16.   What does “routable” mean?  There are about three places in CIP v5 where a definition is required, but there is no NERC definition.  While this may seem like a fairly well-understood term, it isn’t so clear cut when you look at Modbus/TCP, DNP/IP, etc.  NERC’s very well-written 2010 guideline for identifying Critical Cyber Assets (pp. 26-29) contains a good discussion of this issue.  Should entities assume that, if their definition of “routable” coincides with what is discussed in this document, that they are defining it properly?
17.   What constitutes a “substation” (there is no NERC definition)?  This is important for criterion 2.5.  For example, suppose a substation meets the 3000-point threshold in criterion 2.5, but has two separate control rooms.  If each of these control rooms is considered part of a separate substation (say there is a fence between them, or the entity decides to put one there to lower their compliance costs), then each of the separate substations probably won’t have 3000 points.  Instead of one Medium substation, there would be two Low substations, and all the BES Cyber Systems at both “substations” would be Low impact.
18.   Low impact assets are “defined” in R1 as “assets containing a Low impact BCS”.  But no inventory of cyber assets is required for Lows, and thus BCS will never be identified at Low impact assets.  How is this contradiction to be reconciled?   
19.   Conversely, the implication of this “definition” of Low assets seems to be that assets that don’t contain a Low impact BCS aren’t even Lows.  This is good, but how do you prove it to your auditor, without inventorying all the Cyber Assets at the potential Low asset to show that none of them meet the definition of BCA/BCS?
20.   The beginning of Section 3 (“Low Impact Rating”) of Attachment 1 reads: “BES Cyber Systems not included in Sections 1 or 2 above that are associated with any of the following assets…”  This states pretty clearly that the entity is to a) take their pre-existing list of BCS, b) subtract out those BCS not identified as High or Medium impact in Sections 1 or 2, and c) identify the remainder as Low impact BCS.  There is only one problem with this: The entity is never required to make a list of all their BCS before they start to classify them[vi].  In fact, v5 says explicitly in two places that an inventory of Low impact BCS isn’t required.  How can this contradiction be reconciled?

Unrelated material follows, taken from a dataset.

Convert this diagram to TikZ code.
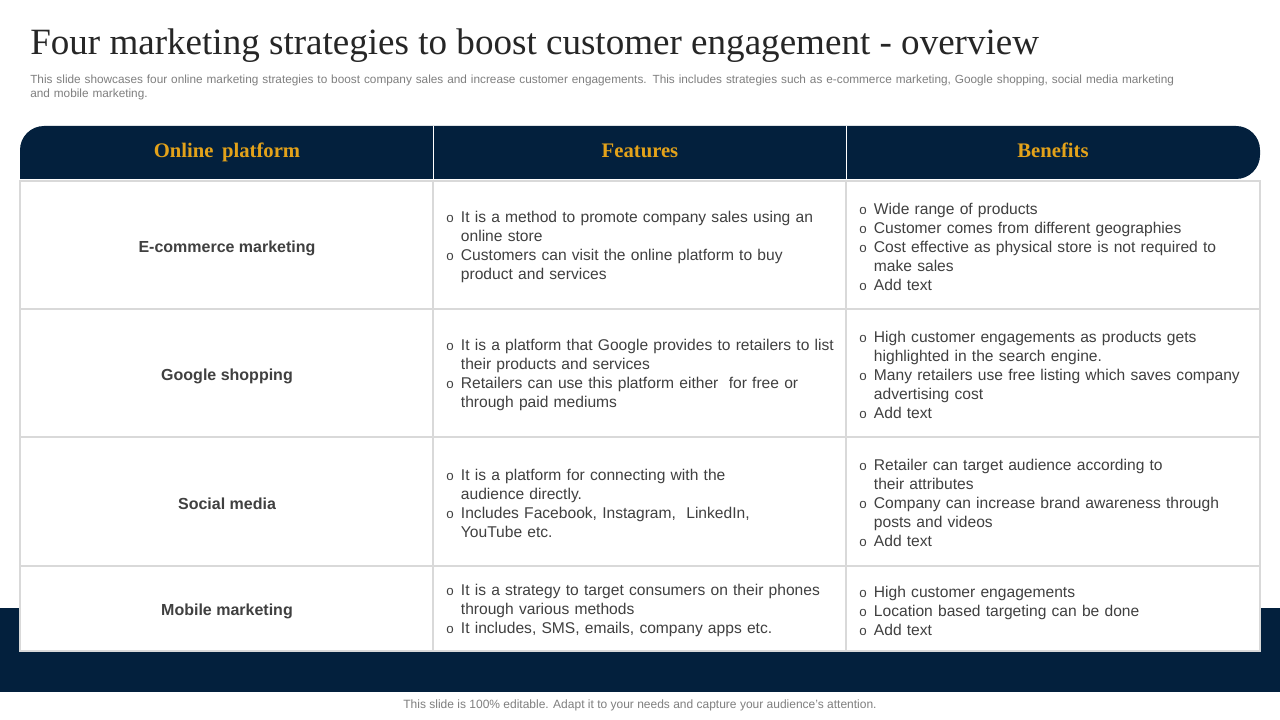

The views and opinions expressed here are my own and don’t necessarily represent the views or opinions of Honeywell.

[i] The list also contains a couple items – like 14 and 16 – that aren’t really part of R1 per se, but are definitely part of the asset identification process for substations.  Therefore, Transmission entities need to address these at the same time they’re applying R1 to identify BCS.

[ii] Of course, I don’t recommend that Southern California Edison tell WECC that their control centers don’t have to comply with v5; there is too much other evidence in R1 and Attachment 1 that control centers do have to comply.  It was obviously a mistake by the SDT that “Facilities” was capitalized.  I know one region has suggested to NERC that there be an errata filing for all of the v5 standards – since this wording appears in all of them, as well as the v6 and v7 standards – asking to un-capitalize that word in Section 4.2.2.  But I doubt that will happen.

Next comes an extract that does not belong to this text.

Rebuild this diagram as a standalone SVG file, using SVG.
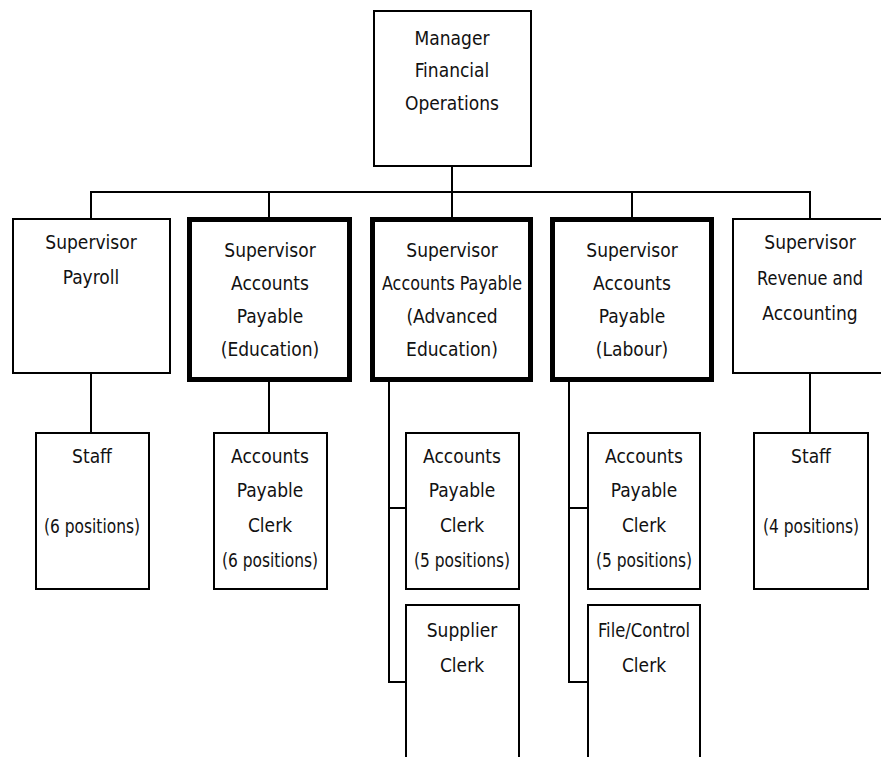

[iii] The BROS were part of the definition of BES Cyber Asset in the first draft of v5, so they were then the “official” means for identifying BCA/BCS; this was changed in the second draft.  See footnote v below.

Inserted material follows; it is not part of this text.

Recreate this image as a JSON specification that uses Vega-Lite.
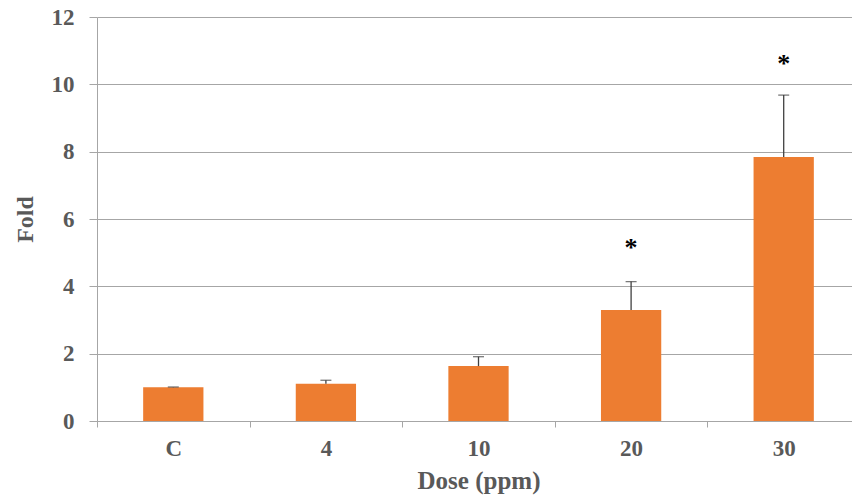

[iv] For instance, let’s go to the Medium impact criteria in Section 2 of Attachment 1, and see if they “map” to the six asset types.  Each criterion has a subject, generally at the beginning of the criterion.  Some of those subjects do vaguely resemble items on the asset list, but how about criteria 2.2 (where the subject is “reactive resources”), 2.9 (“Each…Remedial Action Scheme (RAS), or automated switching System that operates BES Elements..”), and 2.10 (“automatic load shedding systems”)?  These aren’t on the list of six at all.  Why did the SDT carefully provide us this list of six asset types and tell us to consider them in Attachment 1, then ignore some of them and add some new ones when we actually get to Attachment 1?  The answer is what I’ve just said: the six asset types are the locations where you should look for BES Cyber Systems, not what gets run through the criteria; you classify the BCS themselves using the criteria in Attachment 1.  High BCS will always be located at a High asset, because they have to be “used by and located at” a control center that meets one of the four High criteria.  But Medium BCS don’t have to be located at a Medium asset/Facility, since they just have to be “associated with” the asset/Facility, not “at” it.  It is important to know that a Medium BCS has to be located at one of the six asset types, rather than somewhere else like the home of a manager.

[v] My opinion is they won’t, since NERC’s reasoning for their “ruling” on Transfer-Trip relays was very specifically tied to Criterion 2.5 (and that reasoning had first appeared in this blog post about two months earlier, having been contributed by an Interested Party).

[vi] Actually, in the first draft of CIP v5, which was roundly defeated in the first ballot in December 2011, the wording of R1 clearly required the entity to first inventory all Cyber Assets in its system, whether High, Medium or Low (of course, at this point in the requirement, nothing had yet been classified High, Medium or Low impact).  Then they had to determine which were BCAs (and hence what the BCS were, although the first draft of v5 almost used the terms BCA and BCS interchangeably).  To identify BCAs/BCS, entities had to apply the BES Reliability Operating Services analysis to each cyber asset (since the BCA definition at the time was based on the cyber asset’s fulfilling a BROS).  Of course, this would have been an incredible burden on entities, since it would have literally required spending hours inventorying and classifying every cyber asset they owned.  I wrote a post on this while the first draft was being balloted, and flatter myself that I contributed in a small way to its defeat.  R1 (and the BCA definition) was substantially rewritten at the first SDT meeting after this ballot.